Why does this all come up? Because, as child I was taught to not speak to strangers. Not to fear them either, but to be cautious. And, now as a parent I find myself thinking about “Stranger Danger” (thank you Berenstain Bears), and how to teach my kids. And I wonder how, after growing up and taking this lesson to heart, my mother never believed it herself.
My mom talked to a stranger, and not just any stranger, but a stranger that offered her chocolate. And then invited her to come to a house to get more “free” chocolate. Did she run? Did she flee? No. She, envisioning chocolate like Edmund envisions Turkish delight in the Chronicles of Narnia, wanted only more. Though, to her credit, unlike greedy little Edmund, she wanted to share the spoils. So, she invited me.
Words cannot describe the dread I faced as I approached the poorly lit house. And even after arriving and finding many familiar faces within(familiar only to my mother), I still couldn’t help but worry. I kept envisioning triangles and pyramids and other random geometric shapes. To be sure, everything I feared came to pass. We sat through an hour-long preview of what will soon be the nations next leading infomercial.
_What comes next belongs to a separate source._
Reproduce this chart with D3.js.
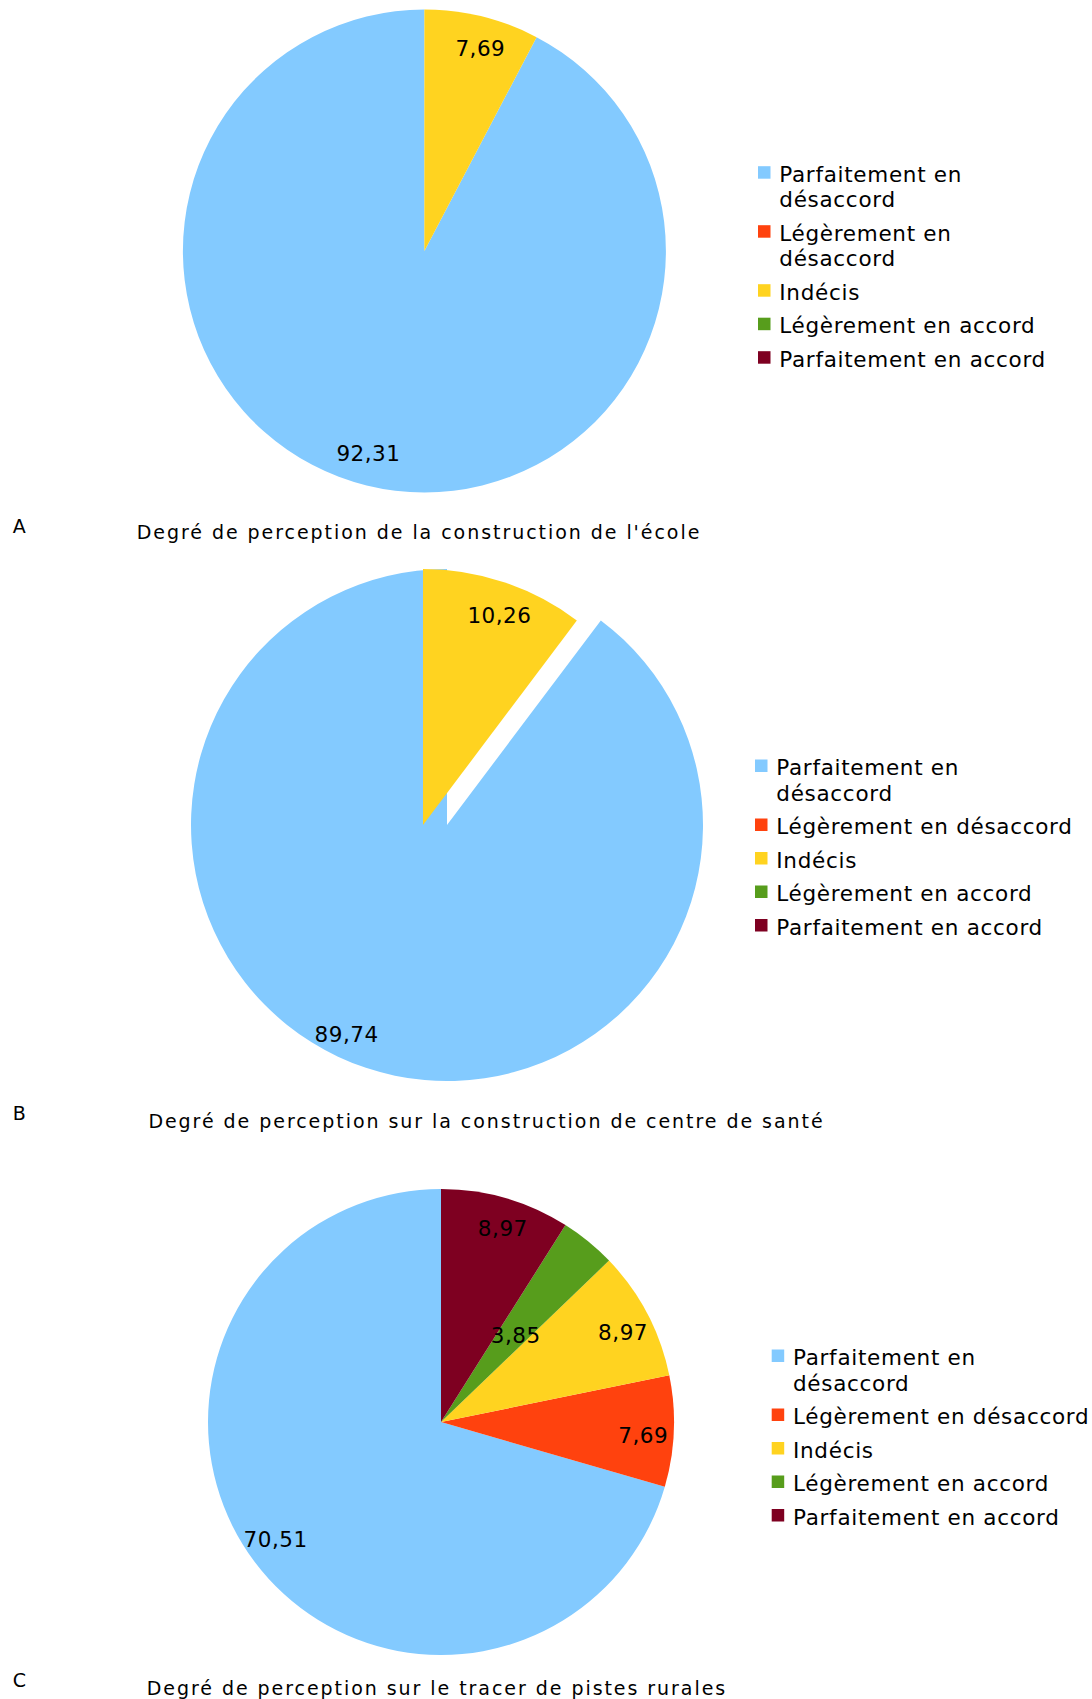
<!DOCTYPE html>
<html lang="fr">
<head>
    <meta charset="UTF-8">
    <title>Degré de perception</title>
    <script src="https://cdn.jsdelivr.net/npm/d3@7"></script>
    <style>
        body { margin: 0; background: #fff; }
        svg text { font-family: "DejaVu Sans", Verdana, sans-serif; fill: #000; }
        .label { font-size: 21.5px; letter-spacing: 0.5px; }
        .legend text { font-size: 21.5px; letter-spacing: 0.7px; }
        .letter { font-size: 19px; }
        .title { font-size: 19px; letter-spacing: 1.95px; }
    </style>
</head>
<body>
    <div id="chart"></div>

    <script>
        // categories and colours (LibreOffice default palette)
        const categories = ["Parfaitement en désaccord", "Légèrement en désaccord", "Indécis", "Légèrement en accord", "Parfaitement en accord"];
        const palette = ["#83caff", "#ff420e", "#ffd320", "#579d1c", "#7e0021"];

        // percentages per chart, same order as categories
        const ecoleValues = [92.31, 0, 7.69, 0, 0];
        const santeValues = [89.74, 0, 10.26, 0, 0];
        const pistesValues = [70.51, 7.69, 8.97, 3.85, 8.97];

        const panelLetters = ["A", "B", "C"];
        const panelTitles = [
            "Degré de perception de la construction de l'école",
            "Degré de perception sur la construction de centre de santé",
            "Degré de perception sur le tracer de pistes rurales"
        ];

        const width = 1092, height = 1699;
        const svg = d3.select("#chart").append("svg")
            .attr("width", width)
            .attr("height", height);

        const color = d3.scaleOrdinal().domain(categories).range(palette);
        const fmt = d3.formatLocale({ decimal: ",", thousands: " ", grouping: [3], currency: ["", ""] }).format(".2f");

        // where each panel sits on the page
        const panels = [
            { values: ecoleValues, cx: 424.4, cy: 251, r: 241.5, legendX: 758, legendY: 181.7, wrap: 280, letterY: 533, titleX: 136.7, titleY: 539 },
            { values: santeValues, cx: 423, cy: 825, r: 256, shift: { "Parfaitement en désaccord": 24 }, legendX: 755, legendY: 775, wrap: 305, letterY: 1120, titleX: 148.4, titleY: 1127.5 },
            { values: pistesValues, cx: 441, cy: 1422, r: 233, legendX: 771.7, legendY: 1365, wrap: 305, letterY: 1687, titleX: 146.7, titleY: 1695 }
        ];

        const pie = d3.pie().sort(null).value(d => d.value);

        const drawPanel = (p, idx) => {
            // slices start at 12 o'clock with the last category first
            const rows = categories.map((c, i) => ({ cat: c, value: p.values[i] })).reverse();
            const arcs = pie(rows).filter(d => d.data.value > 0);
            const arc = d3.arc().innerRadius(0).outerRadius(p.r);

            const g = svg.append("g").attr("transform", `translate(${p.cx},${p.cy})`);

            // paint in category order so the small slices sit on top
            g.selectAll("path")
                .data(arcs.slice().reverse())
                .enter()
                .append("path")
                .attr("d", arc)
                .attr("fill", d => color(d.data.cat))
                .attr("transform", d => `translate(${(p.shift && p.shift[d.data.cat]) || 0},0)`);

            g.selectAll("text.label")
                .data(arcs)
                .enter()
                .append("text")
                .attr("class", "label")
                .attr("text-anchor", "middle")
                .attr("dy", "0.35em")
                .attr("transform", d => {
                    const a = (d.startAngle + d.endAngle) / 2 + 0.028;
                    const k = d.data.value < 5 ? 0.49 : 0.87;
                    return `translate(${Math.sin(a) * p.r * k},${-Math.cos(a) * p.r * k})`;
                })
                .text(d => fmt(d.data.value));

            // legend
            const legend = svg.append("g").attr("class", "legend");
            let y = p.legendY;
            categories.forEach(cat => {
                legend.append("rect")
                    .attr("x", p.legendX)
                    .attr("y", y - 15.5)
                    .attr("width", 12.5)
                    .attr("height", 12.5)
                    .attr("fill", color(cat));

                const t = legend.append("text").attr("x", p.legendX + 21.3).attr("y", y);
                const words = cat.split(" ");
                let line = [];
                let tspan = t.append("tspan").attr("x", p.legendX + 21.3).attr("y", y);
                let lines = 1;
                words.forEach(w => {
                    line.push(w);
                    tspan.text(line.join(" "));
                    if (tspan.node().getComputedTextLength() > p.wrap && line.length > 1) {
                        line.pop();
                        tspan.text(line.join(" "));
                        line = [w];
                        tspan = t.append("tspan")
                            .attr("x", p.legendX + 21.3)
                            .attr("y", y + lines * 25.5)
                            .text(w);
                        lines++;
                    }
                });
                y += (lines - 1) * 25.5 + 33.5;
            });

            svg.append("text")
                .attr("class", "letter")
                .attr("x", 12.7)
                .attr("y", p.letterY)
                .text(panelLetters[idx]);

            svg.append("text")
                .attr("class", "title")
                .attr("x", p.titleX)
                .attr("y", p.titleY)
                .text(panelTitles[idx]);
        };

        panels.forEach(drawPanel);
    </script>
</body>
</html>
“It’s fun! It’s FUN! I like FUN! I like cookies! I never knew it could be SO FUN!”
“And yes, it’s true, she’s even a doctor. A real doctor!. A real doctor endorsing this!”
“It cured my diabetes, my blood pressure, my hypoglycemia, ADHD, glaucoma, even my iron deficiency, mermaid syndrome, narcolepsy, baldness, irrational fear of bats, my asthma, my head lice and I even grew back one of my missing toes!”
To be sure, after our secret meeting was over, it would happen sooner or later. Someone would be the first to leak the info on this miracle drug. I decided that someone would be me. How will we make millions? How will we cure almost every disease? What is this wonder-drug? Chocolate.
Yet, as much as I wont buy what they’re giving, I wont deny that I will continue to benefit from my own self-prescribed dosage. But, unlike as was recommended by these fun-loving strangers, I will not be eating my chocolate in the evening as a replacement for mouthwash. No eating after brushing my teeth is one rule I just can’t break.